- **AIM OF THE TASK**:
Please transcribe the data below exactly. Leave the pictures out.

- **STORED DATA**:
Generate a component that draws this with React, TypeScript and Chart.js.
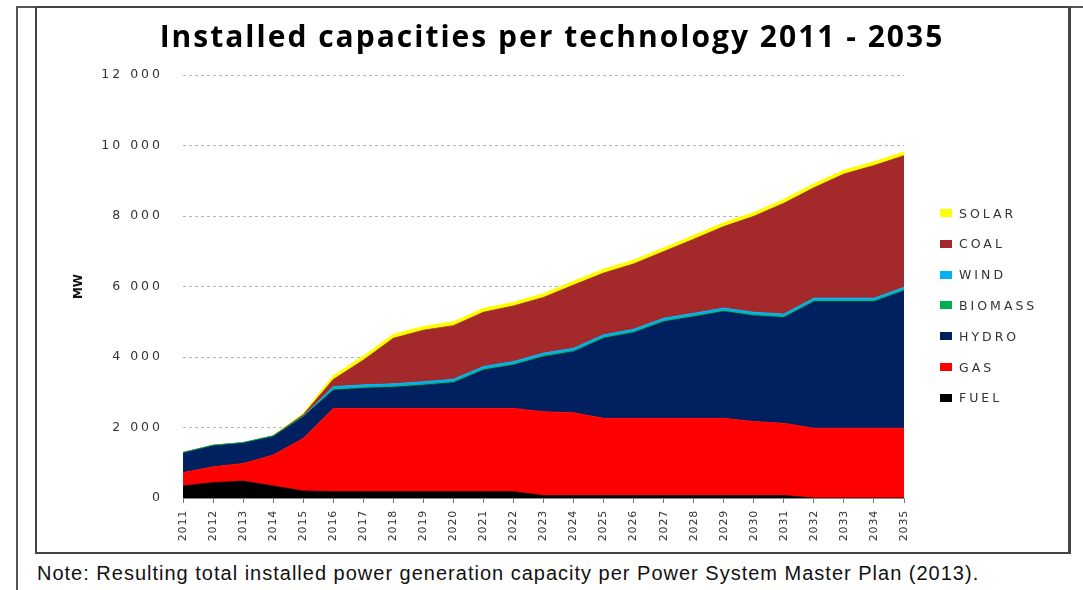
import React, { useEffect, useRef } from 'react';
import { Chart, registerables, LinearScale, CategoryScale } from 'chart.js';

class SpacedLinearScale extends LinearScale {
  static id = 'spacedLinear';
  static defaults = LinearScale.defaults;
  drawLabels(area: any) {
    const ctx = this.ctx as any;
    ctx.save();
    ctx.letterSpacing = '3px';
    super.drawLabels(area);
    ctx.restore();
  }
}

class SpacedCategoryScale extends CategoryScale {
  static id = 'spacedCategory';
  static defaults = CategoryScale.defaults;
  drawLabels(area: any) {
    const ctx = this.ctx as any;
    ctx.save();
    ctx.letterSpacing = '0.8px';
    super.drawLabels(area);
    ctx.restore();
  }
}

Chart.register(...registerables, SpacedLinearScale, SpacedCategoryScale);

const TITLE = 'Installed capacities per technology 2011 - 2035';
const NOTE = 'Note: Resulting total installed power generation capacity per Power System Master Plan (2013).';
const Y_TITLE = 'MW';

const YEARS = ['2011', '2012', '2013', '2014', '2015', '2016', '2017', '2018', '2019', '2020', '2021', '2022', '2023',
  '2024', '2025', '2026', '2027', '2028', '2029', '2030', '2031', '2032', '2033', '2034', '2035'];

const FUEL = [340, 435, 480, 340, 200, 180, 180, 180, 180, 180, 180, 180, 70, 70, 70, 70, 70, 70, 70, 70, 70, 0, 0, 0, 0];
const GAS = [380, 450, 500, 880, 1490, 2360, 2360, 2360, 2360, 2360, 2360, 2360, 2380, 2350, 2190, 2190, 2190, 2190, 2190, 2100, 2050, 1980, 1980, 1980, 1980];
const HYDRO = [550, 590, 570, 520, 610, 520, 570, 600, 660, 730, 1090, 1230, 1560, 1730, 2270, 2430, 2740, 2880, 3030, 3000, 3000, 3590, 3590, 3590, 3900];
const BIOMASS = [20, 20, 20, 20, 20, 30, 30, 30, 30, 30, 30, 30, 30, 30, 30, 30, 30, 30, 30, 30, 30, 30, 30, 30, 30];
const WIND = [0, 0, 0, 0, 0, 70, 70, 70, 70, 70, 70, 70, 70, 70, 70, 70, 70, 70, 70, 70, 70, 70, 70, 70, 70];
const COAL = [0, 0, 0, 0, 40, 200, 700, 1290, 1460, 1520, 1540, 1580, 1580, 1790, 1750, 1850, 1890, 2100, 2310, 2720, 3140, 3130, 3520, 3760, 3730];
const SOLAR = [0, 0, 0, 0, 20, 100, 100, 100, 100, 100, 100, 100, 100, 100, 100, 100, 100, 100, 100, 100, 100, 100, 100, 100, 100];

const Y_TICKS = [0, 2000, 4000, 6000, 8000, 10000, 12000];

const SERIES_NAMES = ['FUEL', 'GAS', 'HYDRO', 'BIOMASS', 'WIND', 'COAL', 'SOLAR'];
const SERIES_COLORS = ['#000000', '#FF0000', '#002060', '#00B050', '#00B0F0', '#A3292B', '#FFFF00'];
const LEGEND_COLORS = ['#000000', '#FF0000', '#002060', '#00B050', '#00B0F0', '#A3292B', '#FFFF00'];

function fmt(v: number): string {
  if (v < 1000) return String(v);
  const th = Math.floor(v / 1000);
  const rest = String(v % 1000).padStart(3, '0');
  return th + ' ' + rest;
}

export default function App() {
  const ref = useRef<HTMLCanvasElement>(null);
  useEffect(() => {
    const values = [FUEL, GAS, HYDRO, BIOMASS, WIND, COAL, SOLAR];
    const chart = new Chart(ref.current!, {
      type: 'line',
      data: {
        labels: YEARS,
        datasets: SERIES_NAMES.map((name, i) => ({
          label: name,
          data: values[i],
          backgroundColor: SERIES_COLORS[i],
          borderColor: SERIES_COLORS[i],
          borderWidth: name === 'SOLAR' ? 1.5 : 0.8,
          fill: i === 0 ? 'origin' : '-1',
          pointRadius: 0,
          pointHoverRadius: 0,
          tension: 0,
        })),
      },
      options: {
        responsive: false,
        animation: false,
        events: [],
        layout: { padding: { left: 32, right: 164, top: 66, bottom: 0 } },
        plugins: {
          legend: { display: false },
          title: { display: false },
          tooltip: { enabled: false },
        },
        scales: {
          x: {
            type: 'spacedCategory' as any,
            offset: false,
            grid: { drawOnChartArea: false, drawTicks: true, tickLength: 5, color: '#777' },
            border: { display: true, color: '#888', width: 1 },
            ticks: {
              autoSkip: false,
              maxRotation: 90,
              minRotation: 90,
              padding: 7,
              color: '#333',
              font: { family: 'DejaVu Sans', size: 11 },
            },
            afterFit: (s: any) => { s.height = 54; },
          },
          y: {
            type: 'spacedLinear' as any,
            stacked: true,
            min: 0,
            max: 12000,
            afterBuildTicks: (s: any) => { s.ticks = Y_TICKS.map((v) => ({ value: v })); },
            ticks: {
              padding: 20,
              color: '#333',
              font: { family: 'DejaVu Sans', size: 12.5 },
              callback: (v: any) => fmt(Number(v)),
            },
            grid: {
              drawTicks: false,
              lineWidth: 1,
              color: (c: any) => (c.tick && c.tick.value === 0 ? 'rgba(0,0,0,0)' : '#b5b5b5'),
            },
            border: { display: false, dash: [3, 3] },
            title: {
              display: true,
              text: Y_TITLE,
              color: '#111',
              font: { family: 'DejaVu Sans', size: 12, weight: 'bold' },
              padding: { top: 2, bottom: 0 },
            },
            afterFit: (s: any) => { s.width = 113; },
          },
        },
      },
    } as any);
    return () => chart.destroy();
  }, []);

  const legendOrder = [6, 5, 4, 3, 2, 1, 0];

  return (
    <div style={{ position: 'absolute', left: 0, top: 0, width: 1083, height: 590, background: '#fff', overflow: 'hidden' }}>
      <div style={{ position: 'absolute', left: 16, top: 6, width: 2, height: 584, background: '#555' }} />
      <div style={{ position: 'absolute', left: 16, top: 6, width: 1067, height: 2, background: '#555' }} />
      <div style={{ position: 'absolute', left: 35, top: 6, width: 1036, height: 548, border: '2px solid #444', borderRightWidth: 3, boxSizing: 'border-box' }} />
      <canvas ref={ref} width={1030} height={543} style={{ position: 'absolute', left: 38, top: 9, width: 1030, height: 543 }} />
      <div style={{ position: 'absolute', left: 0, width: 1104, top: 15, textAlign: 'center', fontFamily: '"Open Sans", sans-serif', fontWeight: 700, fontSize: 30, color: '#000', whiteSpace: 'nowrap', letterSpacing: '2px' }}>
        {TITLE}
      </div>
      {legendOrder.map((idx, row) => (
        <div key={SERIES_NAMES[idx]} style={{ position: 'absolute', left: 940, top: 213 + row * 30.8 - 9, height: 18, display: 'flex', alignItems: 'center' }}>
          <div style={{ width: 12, height: 8, background: LEGEND_COLORS[idx] }} />
          <div style={{ marginLeft: 7, fontFamily: 'DejaVu Sans', fontSize: 12.5, letterSpacing: '3px', color: '#333', whiteSpace: 'nowrap' }}>
            {SERIES_NAMES[idx]}
          </div>
        </div>
      ))}
      <div style={{ position: 'absolute', left: 37, top: 562, fontFamily: '"Liberation Sans", Arial, sans-serif', fontSize: 20, letterSpacing: '1px', color: '#111', whiteSpace: 'nowrap' }}>
        {NOTE}
      </div>
    </div>
  );
}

- **THE OUTPUT**:
Generate a component that draws this with React, TypeScript and Chart.js.
import React, { useEffect, useRef } from 'react';
import { Chart, registerables, LinearScale, CategoryScale } from 'chart.js';

class SpacedLinearScale extends LinearScale {
  static id = 'spacedLinear';
  static defaults = LinearScale.defaults;
  drawLabels(area: any) {
    const ctx = this.ctx as any;
    ctx.save();
    ctx.letterSpacing = '3px';
    super.drawLabels(area);
    ctx.restore();
  }
}

class SpacedCategoryScale extends CategoryScale {
  static id = 'spacedCategory';
  static defaults = CategoryScale.defaults;
  drawLabels(area: any) {
    const ctx = this.ctx as any;
    ctx.save();
    ctx.letterSpacing = '0.8px';
    super.drawLabels(area);
    ctx.restore();
  }
}

Chart.register(...registerables, SpacedLinearScale, SpacedCategoryScale);

const TITLE = 'Installed capacities per technology 2011 - 2035';
const NOTE = 'Note: Resulting total installed power generation capacity per Power System Master Plan (2013).';
const Y_TITLE = 'MW';

const YEARS = ['2011', '2012', '2013', '2014', '2015', '2016', '2017', '2018', '2019', '2020', '2021', '2022', '2023',
  '2024', '2025', '2026', '2027', '2028', '2029', '2030', '2031', '2032', '2033', '2034', '2035'];

const FUEL = [340, 435, 480, 340, 200, 180, 180, 180, 180, 180, 180, 180, 70, 70, 70, 70, 70, 70, 70, 70, 70, 0, 0, 0, 0];
const GAS = [380, 450, 500, 880, 1490, 2360, 2360, 2360, 2360, 2360, 2360, 2360, 2380, 2350, 2190, 2190, 2190, 2190, 2190, 2100, 2050, 1980, 1980, 1980, 1980];
const HYDRO = [550, 590, 570, 520, 610, 520, 570, 600, 660, 730, 1090, 1230, 1560, 1730, 2270, 2430, 2740, 2880, 3030, 3000, 3000, 3590, 3590, 3590, 3900];
const BIOMASS = [20, 20, 20, 20, 20, 30, 30, 30, 30, 30, 30, 30, 30, 30, 30, 30, 30, 30, 30, 30, 30, 30, 30, 30, 30];
const WIND = [0, 0, 0, 0, 0, 70, 70, 70, 70, 70, 70, 70, 70, 70, 70, 70, 70, 70, 70, 70, 70, 70, 70, 70, 70];
const COAL = [0, 0, 0, 0, 40, 200, 700, 1290, 1460, 1520, 1540, 1580, 1580, 1790, 1750, 1850, 1890, 2100, 2310, 2720, 3140, 3130, 3520, 3760, 3730];
const SOLAR = [0, 0, 0, 0, 20, 100, 100, 100, 100, 100, 100, 100, 100, 100, 100, 100, 100, 100, 100, 100, 100, 100, 100, 100, 100];

const Y_TICKS = [0, 2000, 4000, 6000, 8000, 10000, 12000];

const SERIES_NAMES = ['FUEL', 'GAS', 'HYDRO', 'BIOMASS', 'WIND', 'COAL', 'SOLAR'];
const SERIES_COLORS = ['#000000', '#FF0000', '#002060', '#00B050', '#00B0F0', '#A3292B', '#FFFF00'];
const LEGEND_COLORS = ['#000000', '#FF0000', '#002060', '#00B050', '#00B0F0', '#A3292B', '#FFFF00'];

function fmt(v: number): string {
  if (v < 1000) return String(v);
  const th = Math.floor(v / 1000);
  const rest = String(v % 1000).padStart(3, '0');
  return th + ' ' + rest;
}

export default function App() {
  const ref = useRef<HTMLCanvasElement>(null);
  useEffect(() => {
    const values = [FUEL, GAS, HYDRO, BIOMASS, WIND, COAL, SOLAR];
    const chart = new Chart(ref.current!, {
      type: 'line',
      data: {
        labels: YEARS,
        datasets: SERIES_NAMES.map((name, i) => ({
          label: name,
          data: values[i],
          backgroundColor: SERIES_COLORS[i],
          borderColor: SERIES_COLORS[i],
          borderWidth: name === 'SOLAR' ? 1.5 : 0.8,
          fill: i === 0 ? 'origin' : '-1',
          pointRadius: 0,
          pointHoverRadius: 0,
          tension: 0,
        })),
      },
      options: {
        responsive: false,
        animation: false,
        events: [],
        layout: { padding: { left: 32, right: 164, top: 66, bottom: 0 } },
        plugins: {
          legend: { display: false },
          title: { display: false },
          tooltip: { enabled: false },
        },
        scales: {
          x: {
            type: 'spacedCategory' as any,
            offset: false,
            grid: { drawOnChartArea: false, drawTicks: true, tickLength: 5, color: '#777' },
            border: { display: true, color: '#888', width: 1 },
            ticks: {
              autoSkip: false,
              maxRotation: 90,
              minRotation: 90,
              padding: 7,
              color: '#333',
              font: { family: 'DejaVu Sans', size: 11 },
            },
            afterFit: (s: any) => { s.height = 54; },
          },
          y: {
            type: 'spacedLinear' as any,
            stacked: true,
            min: 0,
            max: 12000,
            afterBuildTicks: (s: any) => { s.ticks = Y_TICKS.map((v) => ({ value: v })); },
            ticks: {
              padding: 20,
              color: '#333',
              font: { family: 'DejaVu Sans', size: 12.5 },
              callback: (v: any) => fmt(Number(v)),
            },
            grid: {
              drawTicks: false,
              lineWidth: 1,
              color: (c: any) => (c.tick && c.tick.value === 0 ? 'rgba(0,0,0,0)' : '#b5b5b5'),
            },
            border: { display: false, dash: [3, 3] },
            title: {
              display: true,
              text: Y_TITLE,
              color: '#111',
              font: { family: 'DejaVu Sans', size: 12, weight: 'bold' },
              padding: { top: 2, bottom: 0 },
            },
            afterFit: (s: any) => { s.width = 113; },
          },
        },
      },
    } as any);
    return () => chart.destroy();
  }, []);

  const legendOrder = [6, 5, 4, 3, 2, 1, 0];

  return (
    <div style={{ position: 'absolute', left: 0, top: 0, width: 1083, height: 590, background: '#fff', overflow: 'hidden' }}>
      <div style={{ position: 'absolute', left: 16, top: 6, width: 2, height: 584, background: '#555' }} />
      <div style={{ position: 'absolute', left: 16, top: 6, width: 1067, height: 2, background: '#555' }} />
      <div style={{ position: 'absolute', left: 35, top: 6, width: 1036, height: 548, border: '2px solid #444', borderRightWidth: 3, boxSizing: 'border-box' }} />
      <canvas ref={ref} width={1030} height={543} style={{ position: 'absolute', left: 38, top: 9, width: 1030, height: 543 }} />
      <div style={{ position: 'absolute', left: 0, width: 1104, top: 15, textAlign: 'center', fontFamily: '"Open Sans", sans-serif', fontWeight: 700, fontSize: 30, color: '#000', whiteSpace: 'nowrap', letterSpacing: '2px' }}>
        {TITLE}
      </div>
      {legendOrder.map((idx, row) => (
        <div key={SERIES_NAMES[idx]} style={{ position: 'absolute', left: 940, top: 213 + row * 30.8 - 9, height: 18, display: 'flex', alignItems: 'center' }}>
          <div style={{ width: 12, height: 8, background: LEGEND_COLORS[idx] }} />
          <div style={{ marginLeft: 7, fontFamily: 'DejaVu Sans', fontSize: 12.5, letterSpacing: '3px', color: '#333', whiteSpace: 'nowrap' }}>
            {SERIES_NAMES[idx]}
          </div>
        </div>
      ))}
      <div style={{ position: 'absolute', left: 37, top: 562, fontFamily: '"Liberation Sans", Arial, sans-serif', fontSize: 20, letterSpacing: '1px', color: '#111', whiteSpace: 'nowrap' }}>
        {NOTE}
      </div>
    </div>
  );
}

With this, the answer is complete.